I support same-sex marriage (in case you couldn't already tell.) And I prefer to call it marriage instead of "civil union" or "domestic partnership." With that said, for many years I have taken the position that those who support the same rights for same-sex couples but want to keep the word "marriage" for heterosexual couples are allies on this issues. Rights are more important than words, and as long as this is still a fight for rights I'm willing to be flexible on the words. If I could snap my fingers and make same-sex civil unions (with all the rights and privileges of marriage, just not the word) the law of the land across the country, I would consider the battle won and not worry about the words. This has been my position for many years, and continues to be my position.
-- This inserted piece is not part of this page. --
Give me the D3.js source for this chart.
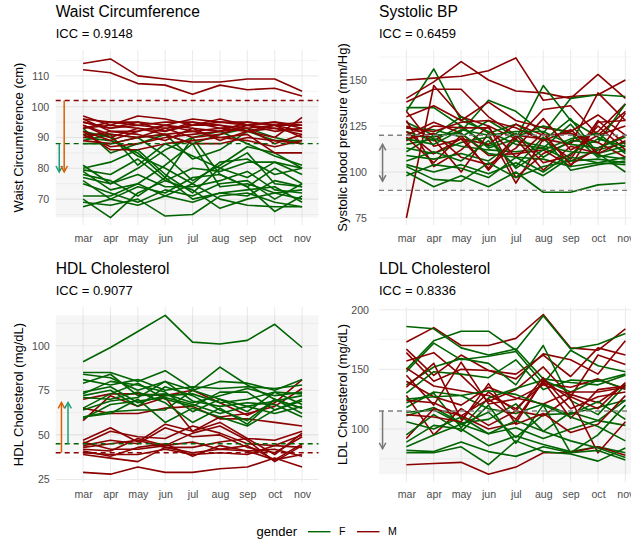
<!DOCTYPE html>
<html><head><meta charset="utf-8">
<script src="https://cdn.jsdelivr.net/npm/d3@7"></script>
<style>body{margin:0;background:#fff}svg{display:block;font-family:"Liberation Sans",Arial,Helvetica,sans-serif}</style>
</head><body><svg id="c" width="631" height="543"></svg>
<script>
// ---------- data ----------
const months = ["mar","apr","may","jun","jul","aug","sep","oct","nov"];
const genders = ["F","M"];
const titles = ["Waist Circumference","Systolic BP","HDL Cholesterol","LDL Cholesterol"];
const iccs = ["ICC = 0.9148","ICC = 0.6459","ICC = 0.9077","ICC = 0.8336"];
const yTitles = ["Waist Circumference (cm)","Systolic blood pressure (mm/Hg)","HDL Cholesterol (mg/dL)","LDL Cholesterol (mg/dL)"];
const waistTicks = [70,80,90,100,110];
const sbpTicks = [75,100,125,150];
const hdlTicks = [25,50,75,100];
const ldlTicks = [100,150,200];

const waistF = [
 [93,85,88,91,88,91,93,90,88],
 [92,90,84,80,75,82,83,78,80],
 [91,91,90,91,83,86,92,89,89],
 [90,89,85,77,90,92,88,84,81],
 [89,91,81,88,84,80,77,82,80],
 [88,88,90,84,76,81,87,85,80],
 [81,75,80,86,90,78,74,80,75],
 [79.5,78,83,76,80,79,82,82,78],
 [79,73,75,81,88,74,75,72,73],
 [78,76,71,77,70,72,71,76,74],
 [77,75,78,74,74,76,79,73,72],
 [76,70,74,72,77,78,74,66,71],
 [75,72,69,73,71,75,76,70,75],
 [71,71,75,71,69,72,73,74,69],
 [70,64,72,76,73,67,70,72,70],
 [69,68,70,64.5,65,71,72,69,67.5],
 [67.5,70,68,71,75,70,68,67.5,67.5],
 [80,82,86,78,72,80,85,75,74]
];
const waistM = [
 [114,115.5,110,109,108,108,109,109,105],
 [112,111,107.5,107,104,107,105.5,106,103.5],
 [97,94,97,96,94,95,94,95,93],
 [96,95,95,94,96,95,95,94,92],
 [95,93,94,95,95,94,93,94,94],
 [94,90,93,92,94,96,94,93,91],
 [96,92,92,94,93,92,95,94,90],
 [93,94,93,91,92,93,92,90,96.5],
 [92,86,86,88,89,90,91,85,85],
 [91,87,88,90,91,92,93,88,91],
 [94,91,90,93,90,91,94,92,93],
 [90,92,91,89,93,89,92,93,92],
 [89,88,90,91,88,88,90,89,88],
 [95,93,95,92,95,93,94,95,94],
 [92,89,92,94,92,90,89,87,89],
 [93,95,94,93,94,94,92,94,95]
];
const sbpF = [
 [133,156,128,122,115,113,126,109,107],
 [120,119,122,139,133,121,140,142,141],
 [135,135,125,113,118,147,128,119,111],
 [127,120,130,121,126,117,129,110,100],
 [124,123,119,128,119,125,121,108,112],
 [122,117,125,114,121,108,117,116,137],
 [115,118,114,112,111,113,106,112,116],
 [113,110,116,119,102,112,118,121,110],
 [111,120,121,110,108,107,103,105,108],
 [109,107,110,106,117,114,111,110,114],
 [106,111,106,117,103,119,101,104,106],
 [104,100,104,99,105,98,108,105,104],
 [103,96,95,105,97,103,106,107,105],
 [100,92,98,92,100,89,89,93,94],
 [98,104,102,97,108,100,110,118,114],
 [118,115,123,120,122,122,115,113,119]
];
const sbpM = [
 [150,151,152,155,162,139,141,142,150],
 [140,149,160,150,144,143,140,153,140],
 [138,145,145,130,120,118,115,143,128],
 [75,147,130,125,118,134,136,120,133],
 [130,136,128,138,128,124,122,131,120],
 [128,103,112,125,97,110,116,122,137],
 [125,118,100,121,94,118,107,128,115],
 [120,127,121,109,110,112,103,127,128],
 [122,110,118,115,126,120,121,116,108],
 [119,105,120,101,118,101,114,110,132],
 [118,121,108,104,113,129,112,120,125],
 [124,122,127,128,124,117,123,110,117],
 [133,114,118,102,120,105,109,125,112],
 [117,125,124,124,108,121,104,113,120]
];
const hdlF = [
 [91,99,108,117,102,101,103,112,99],
 [85,85,80,86,76,88,78,70,65],
 [84,82,75,80,75,80,79,75,81],
 [81,78,81,75,77,76,77,76,78],
 [79,84,72,73,68,72,76,72,74],
 [74,77,68,72,73,68,70,74,67],
 [73,80,78,74,63,70,66,69,72],
 [72,75,66,77,72,64,58,70,62],
 [71,70,74,68,57,65,56,70,65],
 [65,73,79,70,66,74,74,64,70],
 [64,69,71,80,69,66,68,67,60],
 [60,63,64,64,75,70,63,74,73],
 [60,62,70,57,65,60,55,64,69],
 [59,67,69,71,67,62,66,62,66]
];
const hdlM = [
 [70,73,73,72,75,68,61,68,81],
 [65,62,62,65,66,59,59,57,55],
 [58,72,66,71,52,60,62,66,76],
 [47,54,46,56,52,57,48,47,52],
 [45,52,49,48,55,51,45,44,50],
 [44,47,45,54,49,50,43,40,49],
 [43,45,47,43,43,46,48,39,51],
 [42,41,48,44,46,42,44,36,45],
 [41,38,43,45,38,44,41,42,38],
 [40,39,39,42,39,40,39,44,43],
 [39,37,35,43,40,42,41,36,39],
 [46,42,42,44,51,55,47,35,44],
 [29,28,32,29,29,31,32,37,32]
];
const ldlF = [
 [186,184,168,162,167,142,139,137,145],
 [150,174,182,182,166,195,167,171,180],
 [148,172,158,161,165,138,166,153,148],
 [137,152,159,155,137,170,124,112,137],
 [130,148,146,143,158,133,141,140,146],
 [122,130,101,126,134,141,131,141,134],
 [118,131,128,117,113,121,112,123,108],
 [114,116,104,114,93,112,113,118,124],
 [111,118,105,108,121,98,114,107,124],
 [106,100,110,96,101,92,100,107,103],
 [95,112,98,120,88,120,80,95,120],
 [89,103,100,86,94,87,81,85,80],
 [85,95,104,96,107,98,90,84,76],
 [82,81,89,81,77,85,80,82,74],
 [80,80,85,70,90,81,79,73,84],
 [125,127,128,132,129,120,110,102,90]
];
const ldlM = [
 [173,185,170,170,176,196,168,166,184],
 [167,145,162,149,146,162,144,168,162],
 [164,140,150,149,142,163,158,146,174],
 [157,164,145,123,133,152,127,162,154],
 [151,136,132,128,117,138,135,142,133],
 [145,120,156,121,125,137,129,122,138],
 [140,127,120,135,126,121,131,131,135],
 [135,155,108,131,115,143,117,127,131],
 [128,95,117,103,115,111,127,117,139],
 [124,122,111,125,108,140,109,133,136],
 [92,117,111,100,105,141,125,80,106],
 [112,110,106,138,104,113,97,104,128],
 [70,71,72,62,68,80,80,85,78]
];
// reference thresholds
const waistCut = {F:88, M:102};
const sbpRange = [90,120];
const hdlCut = {F:45, M:40};
const ldlCut = 115;

// ---------- drawing ----------
const svg = d3.select("#c");
const colF = "#006400", colM = "#8B0000";
const teal = "#1B9E77", orange = "#D95F02", grayA = "#777777";
const unit = 27.375;
const tickFont = "10.6px";

function arrowHead(g, x, y, dir, color){
  const h = 6, w = 3.3;
  g.append("path")
    .attr("d", `M${x-w},${y-dir*h} L${x},${y} L${x+w},${y-dir*h}`)
    .attr("fill","none").attr("stroke",color).attr("stroke-width",1.5);
}
function arrow(g, x, y1, y2, color, both){
  g.append("line").attr("x1",x).attr("x2",x).attr("y1",y1).attr("y2",y2)
   .attr("stroke",color).attr("stroke-width",1.5);
  const dir = y2 > y1 ? 1 : -1;
  arrowHead(g, x, y2, dir, color);
  if (both) arrowHead(g, x, y1, -dir, color);
}

function panel(p){
  const g = svg.append("g");
  const x = d3.scaleLinear().domain([0, 9.6]).range([p.left, p.left + 9.6*unit]);
  const y = d3.scaleLinear().domain(p.yDom).range([p.bottom, p.top]);
  const step = p.ticks[1]-p.ticks[0];
  const minor = [];
  for (let v = p.ticks[0]-step/2; v <= p.yDom[1]; v += step) if (v >= p.yDom[0]) minor.push(v);
  const x0 = p.left, x1 = p.left + 9.6*unit;
  g.selectAll(".mn").data(minor).enter().append("line")
    .attr("x1",x0).attr("x2",x1).attr("y1",d=>y(d)).attr("y2",d=>y(d))
    .attr("stroke","#EBEBEB").attr("stroke-width",0.55);
  g.selectAll(".mj").data(p.ticks).enter().append("line")
    .attr("x1",x0).attr("x2",x1).attr("y1",d=>y(d)).attr("y2",d=>y(d))
    .attr("stroke","#EBEBEB").attr("stroke-width",1.07);
  g.selectAll(".vx").data(months).enter().append("line")
    .attr("x1",(d,i)=>x(i+1)).attr("x2",(d,i)=>x(i+1)).attr("y1",p.top).attr("y2",p.bottom)
    .attr("stroke","#EBEBEB").attr("stroke-width",1.07);
  g.append("rect").attr("x",x0).attr("width",x1-x0)
    .attr("y",y(p.shade[1])).attr("height",y(p.shade[0])-y(p.shade[1]))
    .attr("fill","#000").attr("fill-opacity",0.035);
  const line = d3.line().x((d,i)=>x(i+1)).y(d=>y(d));
  const series = [];
  const n = Math.max(p.F.length, p.M.length);
  for (let i=0;i<n;i++){
    if (p.M[i]) series.push({v:p.M[i], c:colM});
    if (p.F[i]) series.push({v:p.F[i], c:colF});
  }
  g.selectAll(".ln").data(series).enter().append("path")
    .attr("d",d=>line(d.v)).attr("fill","none").attr("stroke",d=>d.c)
    .attr("stroke-width",1.6).attr("stroke-linejoin","round");
  p.hl.forEach(h=>{
    g.append("line").attr("x1",x0).attr("x2",x1).attr("y1",y(h.v)).attr("y2",y(h.v))
      .attr("stroke",h.c).attr("stroke-width",1.4).attr("stroke-dasharray","5,4");
  });
  p.arrows.forEach(a=>arrow(g, x(a.x), y(a.from), y(a.to), a.c, a.both));
  const ya = g.append("g").attr("transform",`translate(${x0},0)`)
    .call(d3.axisLeft(y).tickValues(p.ticks).tickSize(0).tickPadding(p.pad));
  ya.select(".domain").remove();
  ya.selectAll("text").attr("fill","#4D4D4D").style("font-size",tickFont).style("font-family","Liberation Sans, Arial, sans-serif");
  const xa = g.append("g").attr("transform",`translate(0,${p.bottom})`)
    .call(d3.axisBottom(x).tickValues(d3.range(1,10)).tickFormat(i=>months[i-1]).tickSize(0).tickPadding(p.xpad));
  xa.select(".domain").remove();
  xa.selectAll("text").attr("fill","#4D4D4D").style("font-size",tickFont).style("font-family","Liberation Sans, Arial, sans-serif");
  g.append("text").attr("x",x0).attr("y",p.top-33.3).text(p.title)
    .style("font-size","15.6px").attr("fill","#000");
  g.append("text").attr("x",x0).attr("y",p.top-11.7).text(p.sub)
    .style("font-size","13px").attr("fill","#000");
  g.append("text").attr("transform",`translate(${p.ytx},${(p.top+p.bottom)/2}) rotate(-90)`)
    .attr("text-anchor","middle").attr("dy","0.35em").text(p.ytitle)
    .style("font-size","13px").attr("fill","#000");
}

const allW = waistF.concat(waistM).flat();
const allH = hdlF.concat(hdlM).flat();
const allL = ldlF.concat(ldlM).flat();

panel({left:55.7, top:50, bottom:225, yDom:[61.6,118.4], ticks:waistTicks, pad:6.5, xpad:9.2, ytx:18.5,
  title:titles[0], sub:iccs[0], ytitle:yTitles[0], F:waistF, M:waistM,
  shade:[d3.min(allW), waistCut.M],
  hl:[{v:waistCut.M,c:colM},{v:waistCut.F,c:colF}],
  arrows:[{x:0.13,from:waistCut.F,to:78.8,c:teal},{x:0.31,from:waistCut.M,to:78.8,c:orange}]});
panel({left:379, top:50, bottom:225, yDom:[71.2,166.3], ticks:sbpTicks, pad:12, xpad:9.2, ytx:342.5,
  title:titles[1], sub:iccs[1], ytitle:yTitles[1], F:sbpF, M:sbpM,
  shade:sbpRange,
  hl:[{v:sbpRange[1],c:"#808080"},{v:sbpRange[0],c:"#808080"}],
  arrows:[{x:0.13,from:115,to:95,c:grayA,both:true}]});
panel({left:55.7, top:307, bottom:482, yDom:[23.6,121.7], ticks:hdlTicks, pad:6, xpad:8.5, ytx:18.5,
  title:titles[2], sub:iccs[2], ytitle:yTitles[2], F:hdlF, M:hdlM,
  shade:[hdlCut.M, d3.max(allH)],
  hl:[{v:hdlCut.F,c:colF},{v:hdlCut.M,c:colM}],
  arrows:[{x:0.21,from:hdlCut.M,to:68.2,c:orange},{x:0.45,from:hdlCut.F,to:68.2,c:teal}]});
panel({left:379, top:307, bottom:482, yDom:[55.5,202.3], ticks:ldlTicks, pad:10, xpad:8.5, ytx:342.5,
  title:titles[3], sub:iccs[3], ytitle:yTitles[3], F:ldlF, M:ldlM,
  shade:[d3.min(allL), ldlCut],
  hl:[{v:ldlCut,c:"#808080"}],
  arrows:[{x:0.13,from:ldlCut,to:83.4,c:grayA}]});

// legend
const lg = svg.append("g");
const lx = d3.scaleOrdinal().domain(genders).range([308, 357]);
const lc = d3.scaleOrdinal().domain(genders).range([colF, colM]);
lg.append("text").attr("x",256.5).attr("y",531.7).attr("dy","0.35em").text("gender").style("font-size","13px");
lg.selectAll(".k").data(genders).enter().append("line")
  .attr("x1",d=>lx(d)).attr("x2",d=>lx(d)+22.5).attr("y1",531.7).attr("y2",531.7)
  .attr("stroke",d=>lc(d)).attr("stroke-width",1.4);
lg.selectAll(".kt").data(genders).enter().append("text")
  .attr("x",d=>lx(d)+31).attr("y",531.7).attr("dy","0.35em").text(d=>d)
  .style("font-size","10.6px").attr("fill","#000");
</script></body></html>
But I don't believe it's the ideal, I believe it's a reasonable goal given the current political climate (heck, even George W. Bush has shown acceptance of civil unions.) It's reasonable to believe universal legal status of civil unions--equal to that of marriage--is an achievable goal and we shouldn't let perfect be the enemy of good by insisting on the word "marriage" (even if it's a preferable word.)

With that said, I would ask everyone who backs civil unions but balks at calling same-sex unions "marriages" consider this: Would you back a law that redefines murder so that the killing of an African American is punishable exactly the same as a "real" murder, but is officially called "nigger-killing?" The legal prohibition on nigger-killing would be exactly the same as, and carry the same punishments, as murder, so all the same legal rights and protections exist, the difference is purely in the word that is used. I suspect most of you are offended by my suggestion (if you're not, kindly get the fuck out of here.) I also suspect many of you will (rightly) find fault with my metaphor (for one, "civil union" was never meant as an epithet.) But I offer this example as a simple illustration of the fact that WORDS... ARE... IMPORTANT.